“127 ore”, lo scontro tra uomo e natura

Nelle sale la nuova pellicola di Danny Boyle sulla storia vera di Aron Ralston, giovane escursionista che rimane bloccato in un canyon nello Utah di Massimo Giraldi

Tra i molti nuovi titoli in sala a partire da questo fine settimana (ricordiamo anche “Unknown – Senza identità”, tra spy story e thriller), una segnalazione va a “127 ore”, il nuovo, coinvolgente film di Danny Boyle, l’autore inglese segnalatosi con l’arrabbiato “Trainspotting” e l’horror “28 giorni dopo”, arrivato a grande notorietà lo scorso anno con “The Millionaire”, un successo internazionale gratificato da ben otto Premi Oscar.

Se lì c’erano scenari estremamente movimentati, nel film di oggi all’apparenza ci si muove poco, anzi quasi per niente. All’inizio incontriamo Aron Ralston, giovane escursionista, deciso ad affrontare una nuova avventura in un canyon dell’Utah. Spavaldo e sicuro di sé, si cala in un cunicolo particolarmente stretto, senza valutarne le conseguenze. Così non è preparato agli imprevisti, e non riesce ad evitare che un masso distaccatosi dalla roccia gli precipiti sul braccio destro, schiacciandolo.

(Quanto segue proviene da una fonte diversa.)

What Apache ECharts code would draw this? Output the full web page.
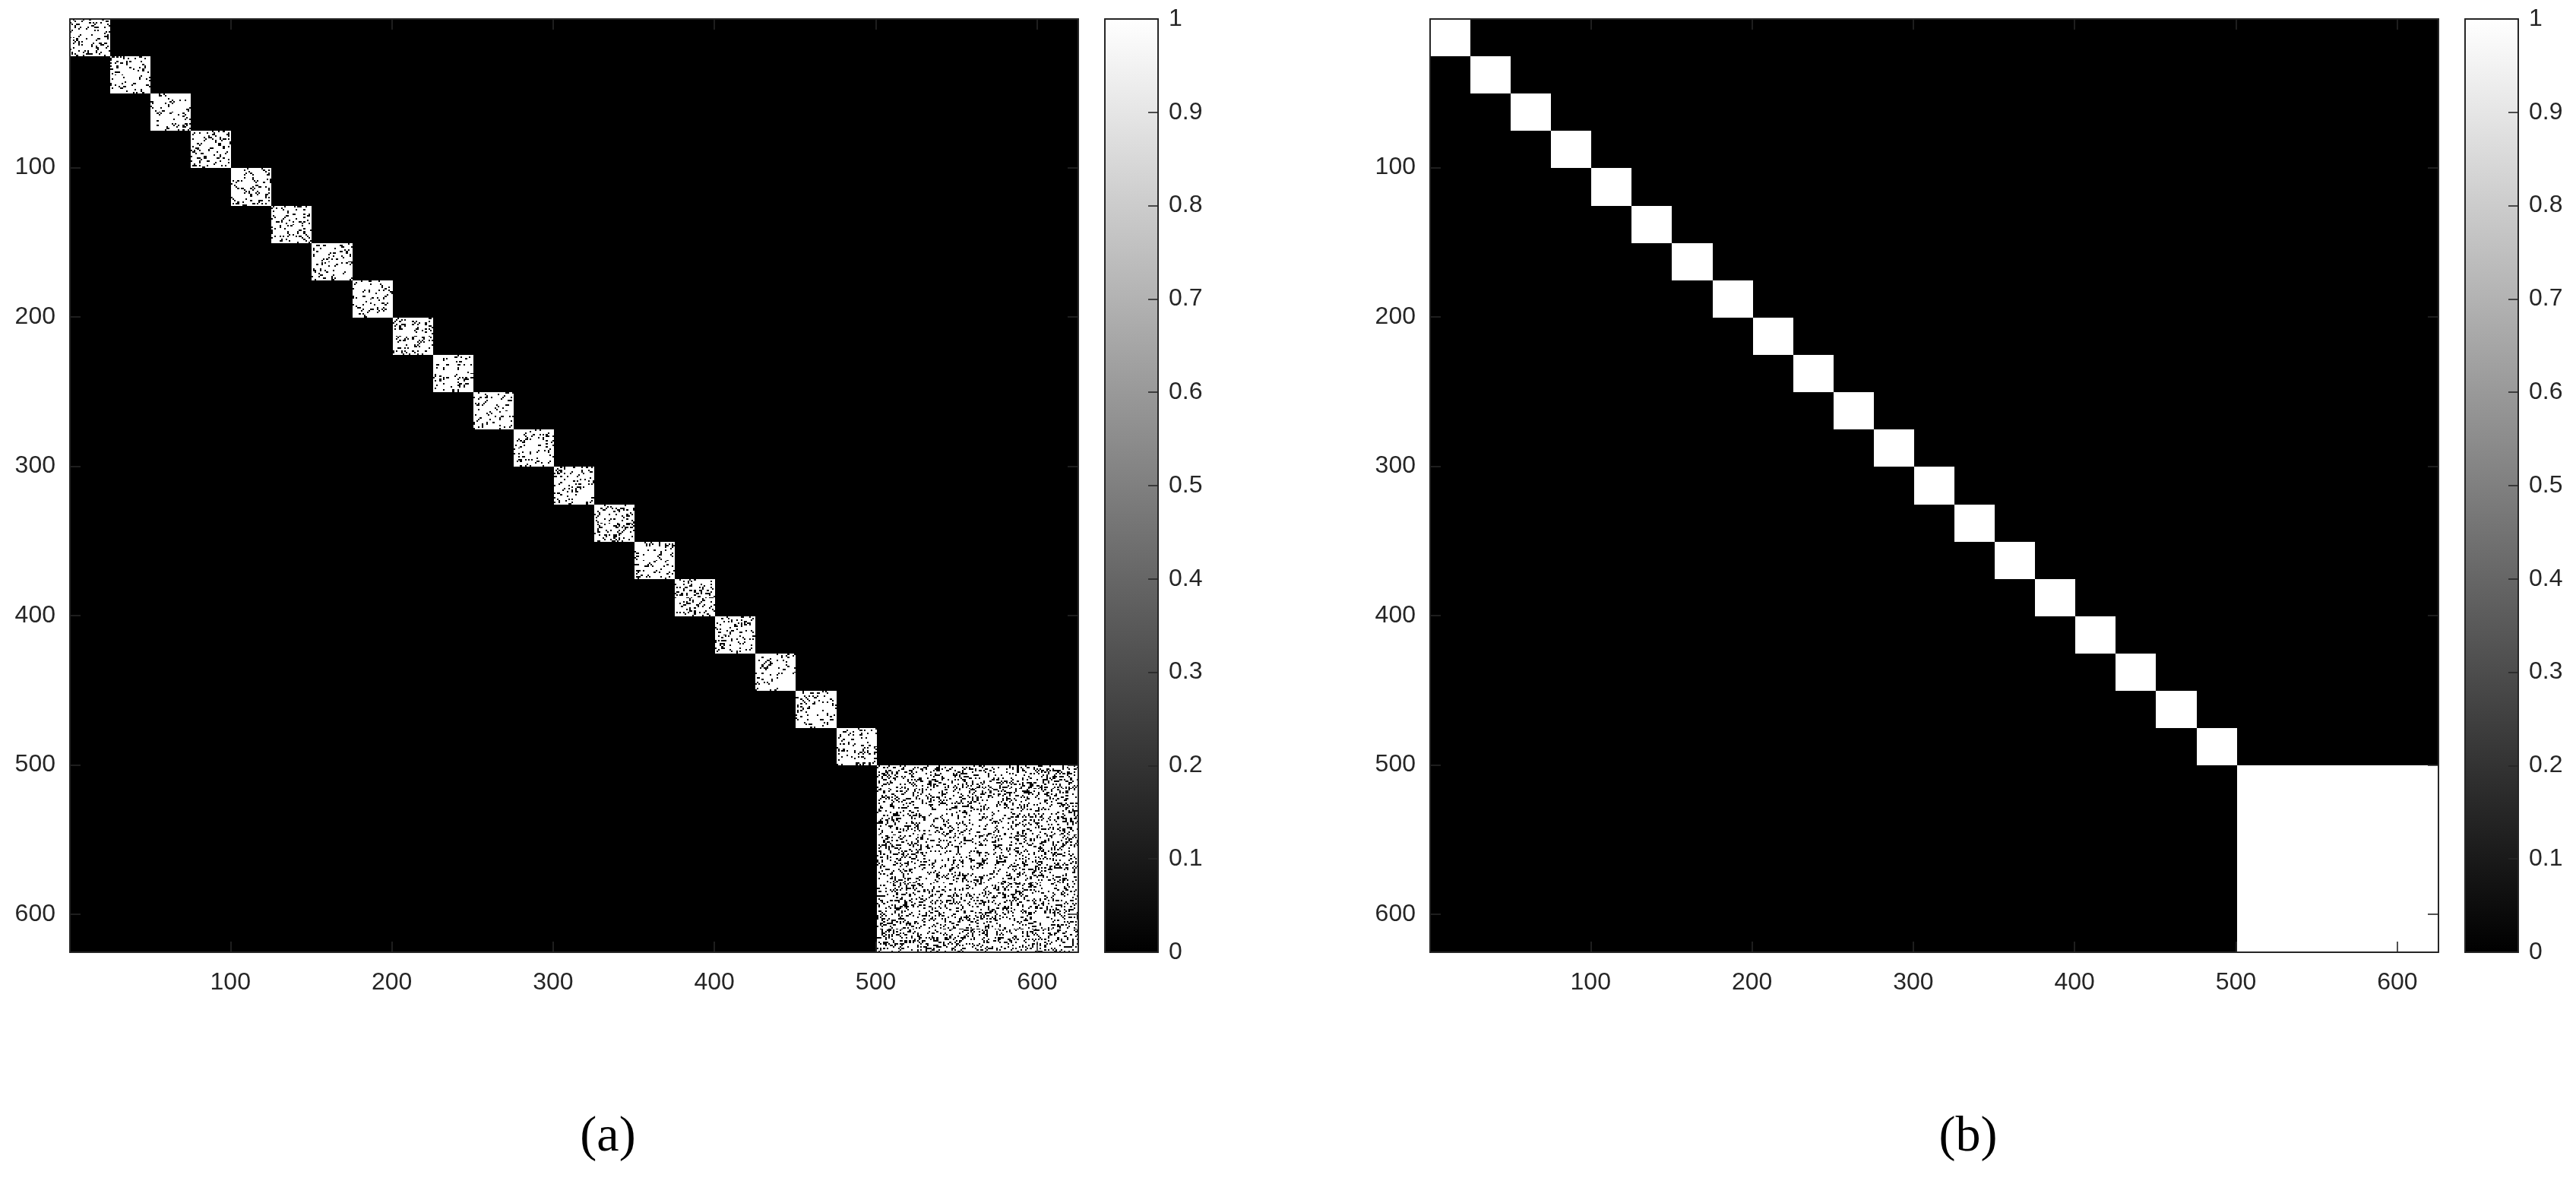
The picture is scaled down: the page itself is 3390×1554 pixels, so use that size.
<!DOCTYPE html>
<html>
<head>
<meta charset="utf-8">
<script src="https://cdn.jsdelivr.net/npm/echarts@6/dist/echarts.min.js"></script>
<style>
html,body{margin:0;padding:0;background:#ffffff;}
#chart{width:3390px;height:1554px;}
</style>
</head>
<body>
<div id="chart"></div>
<script>
// ---------------- data ----------------
const matrixSize = 625;
// sizes of the diagonal blocks (20 small clusters + one large cluster)
const blockSizes = [25,25,25,25,25,25,25,25,25,25,25,25,25,25,25,25,25,25,25,25,125];
// value inside a block (panel b is exactly 1 in every block)
const blockValueB = [1,1,1,1,1,1,1,1,1,1,1,1,1,1,1,1,1,1,1,1,1];
// panel a: entries are 0/1; estimated fraction of ones inside each block
const blockOnesFractionA = [0.86,0.82,0.88,0.85,0.85,0.84,0.86,0.87,0.84,0.85,0.87,0.85,0.86,0.84,0.87,0.84,0.85,0.86,0.87,0.85,0.79];
const axisTickValues = [100,200,300,400,500,600];
const colorbarTickValues = [0,0.1,0.2,0.3,0.4,0.5,0.6,0.7,0.8,0.9,1];
const colorbarRange = [0, 1];
const panelCaptions = ['(a)', '(b)'];

// ---------------- build series data ----------------
function buildBlocks(values, fractions) {
  const rows = [[0.5, matrixSize + 0.5, 0, 1, -1]]; // background: zeros
  let start = 1;
  blockSizes.forEach((s, k) => {
    rows.push([start - 0.5, start + s - 0.5, values[k], fractions ? fractions[k] : 1, k]);
    start += s;
  });
  return rows;
}
const dataA = buildBlocks(blockValueB.map(() => 1), blockOnesFractionA);
const dataB = buildBlocks(blockValueB, null);

// ---------------- styling helpers ----------------
const INK = '#262626';
const FONT = 'Liberation Sans';
const FS = 32;

// texture for the sparse 0/1 blocks of panel (a) (visual style only)
const texCache = {};
function speckle(a, b, s) {
  let h = (Math.imul(a + 1, 374761393) + Math.imul(b + 7, 668265263) + Math.imul(s + 13, 2246822519)) | 0;
  h = Math.imul(h ^ (h >>> 13), 1274126177);
  h ^= h >>> 16;
  h = Math.imul(h, 2654435761);
  h ^= h >>> 15;
  return (h >>> 0) / 4294967296;
}
function blockTexture(n, frac, seed, W, H) {
  const key = seed + '_' + W + '_' + H;
  if (texCache[key]) return texCache[key];
  const cv = document.createElement('canvas');
  cv.width = W; cv.height = H;
  const ctx = cv.getContext('2d');
  ctx.fillStyle = '#000000';
  const cw = W / n, ch = H / n;
  for (let i = 0; i < n; i++) {
    for (let j = 0; j < n; j++) {
      if (i === j) continue;
      const a = Math.min(i, j), b = Math.max(i, j);
      if (speckle(a, b, seed) >= frac) {
        const x = Math.round(j * cw), y = Math.round(i * ch);
        ctx.fillRect(x, y, Math.round((j + 1) * cw) - x, Math.round((i + 1) * ch) - y);
      }
    }
  }
  texCache[key] = cv;
  return cv;
}

function matrixRender(params, api) {
  const x0 = api.value(0), x1 = api.value(1);
  const frac = api.value(3), seed = api.value(4);
  const p0 = api.coord([x0, x0]);
  const p1 = api.coord([x1, x1]);
  const x = Math.round(p0[0]), y = Math.round(p0[1]);
  const w = Math.round(p1[0]) - x, h = Math.round(p1[1]) - y;
  const color = api.visual('color');
  const children = [{
    type: 'rect',
    shape: { x: x, y: y, width: w, height: h },
    style: { fill: color, stroke: null }
  }];
  if (frac < 1 && seed >= 0) {
    const n = Math.round(x1 - x0);
    children.push({
      type: 'image',
      style: { image: blockTexture(n, frac, seed, w, h), x: x, y: y, width: w, height: h }
    });
  }
  return { type: 'group', children: children };
}

function colorbarRender(params, api) {
  const p0 = api.coord([0, colorbarRange[1]]);
  const p1 = api.coord([1, colorbarRange[0]]);
  return {
    type: 'rect',
    shape: { x: p0[0], y: p0[1], width: p1[0] - p0[0], height: p1[1] - p0[1] },
    style: {
      fill: new echarts.graphic.LinearGradient(0, 1, 0, 0, [
        { offset: 0, color: '#000000' }, { offset: 1, color: '#ffffff' }
      ])
    }
  };
}

// ---------------- layout ----------------
const TOP = 25, H = 1228;
const grids = [
  { left: 92, top: TOP, width: 1327, height: H },   // matrix a
  { left: 1454, top: TOP, width: 70, height: H },   // colorbar a
  { left: 1882, top: TOP, width: 1327, height: H }, // matrix b
  { left: 3244, top: TOP, width: 70, height: H }    // colorbar b
];

const lineStyle = { show: true, onZero: false, lineStyle: { color: INK, width: 2 } };
const tickStyle = (vals) => ({ show: true, inside: true, length: 14, customValues: vals, lineStyle: { color: INK, width: 1.6 } });
const labelStyle = (vals, margin) => ({ show: true, customValues: vals, margin: margin, color: INK, fontFamily: FONT, fontSize: FS });
const noLabel = { show: false };
const noSplit = { show: false };

const xAxes = [], yAxes = [];
[0, 2].forEach(g => {
  xAxes.push({ type: 'value', gridIndex: g, position: 'bottom', min: 0.5, max: matrixSize + 0.5, z: 10,
    axisLine: lineStyle, axisTick: tickStyle(axisTickValues), axisLabel: labelStyle(axisTickValues, 24), splitLine: noSplit });
  xAxes.push({ type: 'value', gridIndex: g, position: 'top', min: 0.5, max: matrixSize + 0.5, z: 10,
    axisLine: lineStyle, axisTick: tickStyle(axisTickValues), axisLabel: noLabel, splitLine: noSplit });
  yAxes.push({ type: 'value', gridIndex: g, position: 'left', inverse: true, min: 0.5, max: matrixSize + 0.5, z: 10,
    axisLine: lineStyle, axisTick: tickStyle(axisTickValues), axisLabel: labelStyle(axisTickValues, 19), splitLine: noSplit });
  yAxes.push({ type: 'value', gridIndex: g, position: 'right', inverse: true, min: 0.5, max: matrixSize + 0.5, z: 10,
    axisLine: lineStyle, axisTick: tickStyle(axisTickValues), axisLabel: noLabel, splitLine: noSplit });
});
[1, 3].forEach(g => {
  xAxes.push({ type: 'value', gridIndex: g, position: 'bottom', min: 0, max: 1, z: 10,
    axisLine: lineStyle, axisTick: { show: false }, axisLabel: noLabel, splitLine: noSplit });
  xAxes.push({ type: 'value', gridIndex: g, position: 'top', min: 0, max: 1, z: 10,
    axisLine: lineStyle, axisTick: { show: false }, axisLabel: noLabel, splitLine: noSplit });
  yAxes.push({ type: 'value', gridIndex: g, position: 'right', min: colorbarRange[0], max: colorbarRange[1], z: 10,
    axisLine: lineStyle, axisTick: Object.assign(tickStyle(colorbarTickValues), { length: 13 }),
    axisLabel: Object.assign(labelStyle(colorbarTickValues, 14), { formatter: v => String(+v.toFixed(1)) }), splitLine: noSplit });
  yAxes.push({ type: 'value', gridIndex: g, position: 'left', min: colorbarRange[0], max: colorbarRange[1], z: 10,
    axisLine: lineStyle, axisTick: { show: false }, axisLabel: noLabel, splitLine: noSplit });
});

const chart = echarts.init(document.getElementById('chart'), null, { renderer: 'canvas' });
chart.setOption({
  animation: false,
  backgroundColor: '#ffffff',
  grid: grids.map(g => Object.assign({ containLabel: false, show: false }, g)),
  xAxis: xAxes,
  yAxis: yAxes,
  visualMap: {
    show: false, type: 'continuous', min: 0, max: 1, dimension: 2, seriesIndex: [0, 1],
    inRange: { color: ['#000000', '#ffffff'] }
  },
  series: [
    { type: 'custom', name: 'a', xAxisIndex: 0, yAxisIndex: 0, renderItem: matrixRender, data: dataA, silent: true, clip: false },
    { type: 'custom', name: 'b', xAxisIndex: 2, yAxisIndex: 2, renderItem: matrixRender, data: dataB, silent: true, clip: false },
    { type: 'custom', name: 'cbA', xAxisIndex: 4, yAxisIndex: 4, renderItem: colorbarRender, data: [[0, 0]], silent: true },
    { type: 'custom', name: 'cbB', xAxisIndex: 6, yAxisIndex: 6, renderItem: colorbarRender, data: [[0, 0]], silent: true }
  ],
  graphic: [
    { type: 'text', x: 800, y: 1497, style: { text: panelCaptions[0], textAlign: 'center', textVerticalAlign: 'middle', font: '66px "Liberation Serif"', fill: '#000000' } },
    { type: 'text', x: 2590, y: 1497, style: { text: panelCaptions[1], textAlign: 'center', textVerticalAlign: 'middle', font: '66px "Liberation Serif"', fill: '#000000' } }
  ]
});
</script>
</body>
</html>
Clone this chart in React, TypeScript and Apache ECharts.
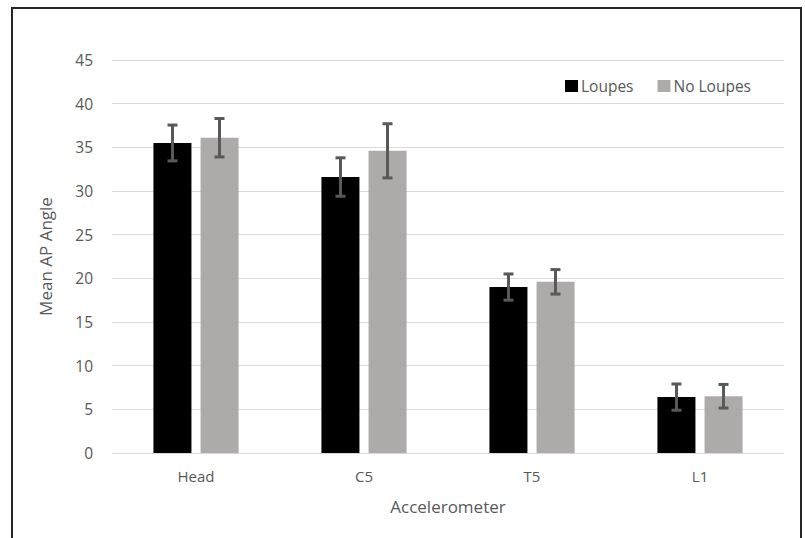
import React, { useEffect, useRef } from "react";
import * as echarts from "echarts";

const categories = ["Head", "C5", "T5", "L1"];
const loupesValues = [35.5, 31.6, 19.0, 6.4];
const loupesErrors = [2.05, 2.2, 1.5, 1.5];
const noLoupesValues = [36.1, 34.6, 19.6, 6.5];
const noLoupesErrors = [2.2, 3.1, 1.4, 1.35];
const seriesNames = ["Loupes", "No Loupes"];

const FONT = "'Open Sans', 'Noto Sans', sans-serif";
const BAR_W = 38;
const OFFSET = 23.5;

function errorSeries(values: number[], errs: number[], offset: number) {
  return {
    type: "custom",
    silent: true,
    z: 10,
    data: values.map((v, i) => [i, v - errs[i], v + errs[i]]),
    renderItem: (params: any, api: any) => {
      const idx = api.value(0);
      const lo = api.coord([idx, api.value(1)]);
      const hi = api.coord([idx, api.value(2)]);
      const x = lo[0] + offset;
      const cap = 5;
      const style = { stroke: "#595959", lineWidth: 3 };
      return {
        type: "group",
        children: [
          { type: "line", shape: { x1: x, y1: lo[1], x2: x, y2: hi[1] }, style },
          { type: "line", shape: { x1: x - cap, y1: hi[1], x2: x + cap, y2: hi[1] }, style },
          { type: "line", shape: { x1: x - cap, y1: lo[1], x2: x + cap, y2: lo[1] }, style },
        ],
      };
    },
  };
}

export default function App() {
  const ref = useRef<HTMLDivElement>(null);
  useEffect(() => {
    if (!ref.current) return;
    const chart = echarts.init(ref.current, undefined, { renderer: "svg" });
    chart.setOption({
      animation: false,
      backgroundColor: "#ffffff",
      textStyle: { fontFamily: FONT },
      graphic: [
        {
          type: "rect",
          shape: { x: 12, y: 8, width: 789, height: 580 },
          style: { fill: "none", stroke: "#262626", lineWidth: 2 },
          z: 100,
        },
      ],
      legend: {
        data: seriesNames,
        left: 560,
        top: 73,
        itemWidth: 13,
        itemHeight: 12,
        itemGap: 24,
        icon: "rect",
        textStyle: { fontFamily: FONT, fontSize: 15.5, color: "#595959", padding: [0, 0, 0, -2] },
      },
      grid: { left: 112, right: 21, top: 60, bottom: 85 },
      xAxis: {
        type: "category",
        data: categories,
        name: "Accelerometer",
        nameLocation: "middle",
        nameGap: 45,
        nameTextStyle: { fontFamily: FONT, fontSize: 17, color: "#595959" },
        axisLine: { lineStyle: { color: "#D9D9D9", width: 1 } },
        axisTick: { show: false },
        axisLabel: { fontFamily: FONT, fontSize: 15, color: "#595959", margin: 15 },
      },
      yAxis: {
        type: "value",
        min: 0,
        max: 45,
        interval: 5,
        name: "Mean AP Angle",
        nameLocation: "middle",
        nameGap: 58,
        nameTextStyle: { fontFamily: FONT, fontSize: 17, color: "#595959" },
        axisLine: { show: false },
        axisTick: { show: false },
        splitLine: { lineStyle: { color: "#D9D9D9", width: 1 } },
        axisLabel: { fontFamily: FONT, fontSize: 15.5, color: "#595959", margin: 19 },
      },
      series: [
        {
          name: seriesNames[0],
          type: "bar",
          data: loupesValues,
          barWidth: BAR_W,
          barGap: "24%",
          itemStyle: { color: "#000000" },
        },
        {
          name: seriesNames[1],
          type: "bar",
          data: noLoupesValues,
          barWidth: BAR_W,
          barGap: "24%",
          itemStyle: { color: "#AEAAAA" },
        },
        errorSeries(loupesValues, loupesErrors, -OFFSET),
        errorSeries(noLoupesValues, noLoupesErrors, OFFSET),
      ],
    });
    return () => chart.dispose();
  }, []);
  return (
    <div style={{ position: "absolute", left: 0, top: 0, width: 805, height: 538, overflow: "hidden" }}>
      <div ref={ref} style={{ width: 805, height: 538 }} />
    </div>
  );
}
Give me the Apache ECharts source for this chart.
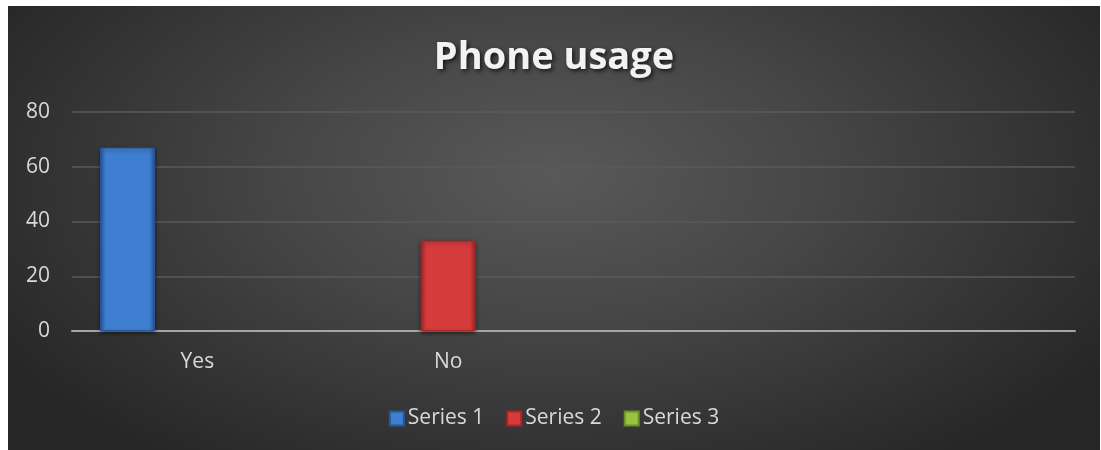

Costretto all’immobilità, deve fare appello a tutta la propria capacità di reazione per riuscire a sopravvivere. Trova un prezioso aiuto nella telecamera portatile che ha sempre con se e che, manovrandola con la mano libera, gli permette di aprire dialoghi immaginari con i genitori, la ragazza, altre persone che hanno segnato la sua vita. Passati poco più di cinque giorni, arriva il momento di prendere una decisione drastica. Che sarà dolorosa ma gli permetterà di restare in vita.

Si tratta di un episodio autentico, accaduto in un fine settimana dell’aprile 2003 nel selvaggio Canyonlands National Park dell’Utah. Protagonista il vero Aron Ralston, uscito da quella morsa appena in tempo per farsi curare e riprendere una vita «normale». Su quell’agghiacciante esperienza Ralston ha scritto un libro che è il punto di partenza del copione cinematografico. «Sapevo – dice il regista- di voler portare il pubblico nel canyon dove si trova Aron e lasciarlo lì finché il ragazzo non si fosse liberato. Aron ha attinto da una forza vitale che va ben oltre il coraggio ed è questo che speriamo di essere riusciti a catturare sullo schermo».

Sapendo già quale sarà la conclusione, appare più notevole la capacità di Boyle di creare una tensione emotiva e un’atmosfera di claustrofobia nella quale l’unica via d’uscita è legata alla videocamera che tiene vivo il resto del mondo e che si pone di fatto come coprotagonista rispetto a Ralston, unico personaggio in scena. Sia pure con qualche momento prevedibile, la pellicola funziona bene come diario di una delle tante sfide che l’uomo lancia alla natura, uscendone sconfitto. Ma solo fino a una successiva occasione.